Empowering Your Digital Transformation
Apache Kafka implementation & optimization
The performance of Apache Kafka is closely linked to how well the system is optimized and utilized. In this guide, we’ve outlined best practices for handling high-volume, clustered environments with general use cases.

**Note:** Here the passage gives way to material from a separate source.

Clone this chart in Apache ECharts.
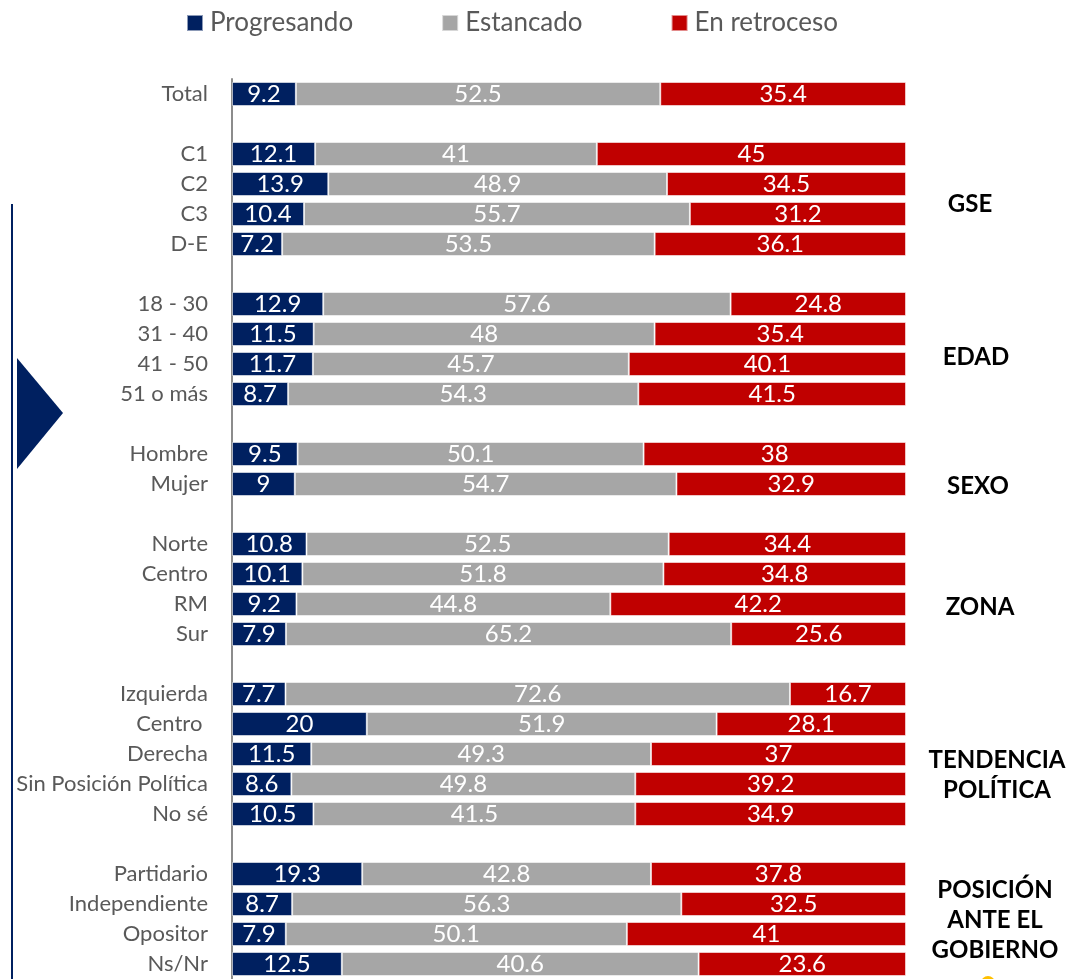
<!DOCTYPE html>
<html>
<head>
<meta charset="utf-8">
<script src="https://cdn.jsdelivr.net/npm/echarts@6/dist/echarts.min.js"></script>
<style>
  html, body { margin: 0; padding: 0; background: #fff; }
  #chart { width: 1069px; height: 979px; }
</style>
</head>
<body>
<div id="chart"></div>
<script>
const categories = ['Total', '', 'C1', 'C2', 'C3', 'D-E', '', '18 - 30', '31 - 40', '41 - 50', '51 o más', '',
  'Hombre', 'Mujer', '', 'Norte', 'Centro', 'RM', 'Sur', '',
  'Izquierda', 'Centro ', 'Derecha', 'Sin Posición Política', 'No sé', '',
  'Partidario', 'Independiente', 'Opositor', 'Ns/Nr'];
const progresando = [9.2, null, 12.1, 13.9, 10.4, 7.2, null, 12.9, 11.5, 11.7, 8.7, null,
  9.5, 9, null, 10.8, 10.1, 9.2, 7.9, null,
  7.7, 20, 11.5, 8.6, 10.5, null,
  19.3, 8.7, 7.9, 12.5];
const estancado = [52.5, null, 41, 48.9, 55.7, 53.5, null, 57.6, 48, 45.7, 54.3, null,
  50.1, 54.7, null, 52.5, 51.8, 44.8, 65.2, null,
  72.6, 51.9, 49.3, 49.8, 41.5, null,
  42.8, 56.3, 50.1, 40.6];
const retroceso = [35.4, null, 45, 34.5, 31.2, 36.1, null, 24.8, 35.4, 40.1, 41.5, null,
  38, 32.9, null, 34.4, 34.8, 42.2, 25.6, null,
  16.7, 28.1, 37, 39.2, 34.9, null,
  37.8, 32.5, 41, 23.6];
const seriesNames = ['Progresando', 'Estancado', 'En retroceso'];
const groupLabels = [
  { text: 'GSE', x: 970, y: 204 },
  { text: 'EDAD', x: 976, y: 357 },
  { text: 'SEXO', x: 978, y: 486 },
  { text: 'ZONA', x: 980, y: 607 },
  { text: 'TENDENCIA\nPOLÍTICA', x: 997, y: 775 },
  { text: 'POSICIÓN\nANTE EL\nGOBIERNO', x: 995, y: 920 }
];

const colors = ['#002060', '#A6A6A6', '#C00000'];
const raw = [progresando, estancado, retroceso];
// 100% stacked: share of each row total
const totals = categories.map((c, i) => {
  if (progresando[i] == null) return null;
  return progresando[i] + estancado[i] + retroceso[i];
});

const series = raw.map((arr, s) => ({
  name: seriesNames[s],
  type: 'bar',
  stack: 'all',
  barWidth: 24,
  itemStyle: { color: colors[s], borderColor: 'rgba(255,255,255,0.55)', borderWidth: 1 },
  label: {
    show: true,
    position: 'inside',
    color: '#ffffff',
    fontFamily: 'Lato',
    fontSize: 24,
    formatter: p => raw[s][p.dataIndex] == null ? '' : String(raw[s][p.dataIndex])
  },
  data: arr.map((v, i) => v == null ? null : v / totals[i])
}));

const chart = echarts.init(document.getElementById('chart'), null, { renderer: 'canvas' });
chart.setOption({
  animation: false,
  legend: {
    data: seriesNames,
    left: 181,
    top: 5,
    icon: 'rect',
    itemWidth: 16,
    itemHeight: 16,
    itemGap: 88,
    textStyle: { color: '#595959', fontFamily: 'Lato', fontSize: 26, padding: [0, 0, 0, 2] }
  },
  grid: { left: 232, right: 163, top: 79, bottom: 0, containLabel: false },
  xAxis: { type: 'value', min: 0, max: 1, show: false },
  yAxis: {
    type: 'category',
    inverse: true,
    data: categories,
    axisLine: { show: true, lineStyle: { color: '#8c8c8c', width: 2 } },
    axisTick: { show: false },
    splitLine: { show: false },
    axisLabel: { color: '#595959', fontFamily: 'Lato', fontSize: 22, margin: 24, interval: 0 }
  },
  series: series,
  graphic: [
    { type: 'line', shape: { x1: 12, y1: 204, x2: 12, y2: 979 }, style: { stroke: '#002060', lineWidth: 2 } },
    { type: 'polygon', shape: { points: [[17, 358], [63, 413], [17, 469]] }, style: { fill: '#002060' } },
    { type: 'circle', shape: { cx: 988, cy: 983, r: 7 }, style: { fill: '#FFC000' } }
  ].concat(groupLabels.map(g => ({
    type: 'text',
    x: g.x, y: g.y,
    style: {
      text: g.text, fill: '#000000', fontFamily: 'Lato', fontWeight: 'bold', fontSize: 24,
      lineHeight: 30, align: 'center', verticalAlign: 'middle'
    }
  })))
});
</script>
</body>
</html>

It’s important to note that these recommendations are broad in nature. To achieve the best results for your specific scenario, it’s essential to continuously monitor Kafka’s performance and tailor the implementation to suit your unique requirements.


Java Settings
- Java Version: Use Java 11 for improved performance and security. Always opt for the latest patch to address known vulnerabilities.
JVM Configuration:
-Xmx6g -Xms6g
-XX:MetaspaceSize=96m
-XX:+UseG1GC
-XX:MaxGCPauseMillis=20
-XX:InitiatingHeapOccupancyPercent=35
-XX:G1HeapRegionSize=16M
-XX:MinMetaspaceFreeRatio=50
-XX:MaxMetaspaceFreeRatio=80
-XX:+ExplicitGCInvokesConcurrent
These settings are optimized for better memory management, garbage collection performance, and application responsiveness. Adjust the heap size (-Xmx
and -Xms
) based on your specific workload.
OS Settings
After configuring the JVM memory settings, allocate the remaining RAM to the operating system for page caching. Kafka relies on the OS’s page cache for efficient reads and writes.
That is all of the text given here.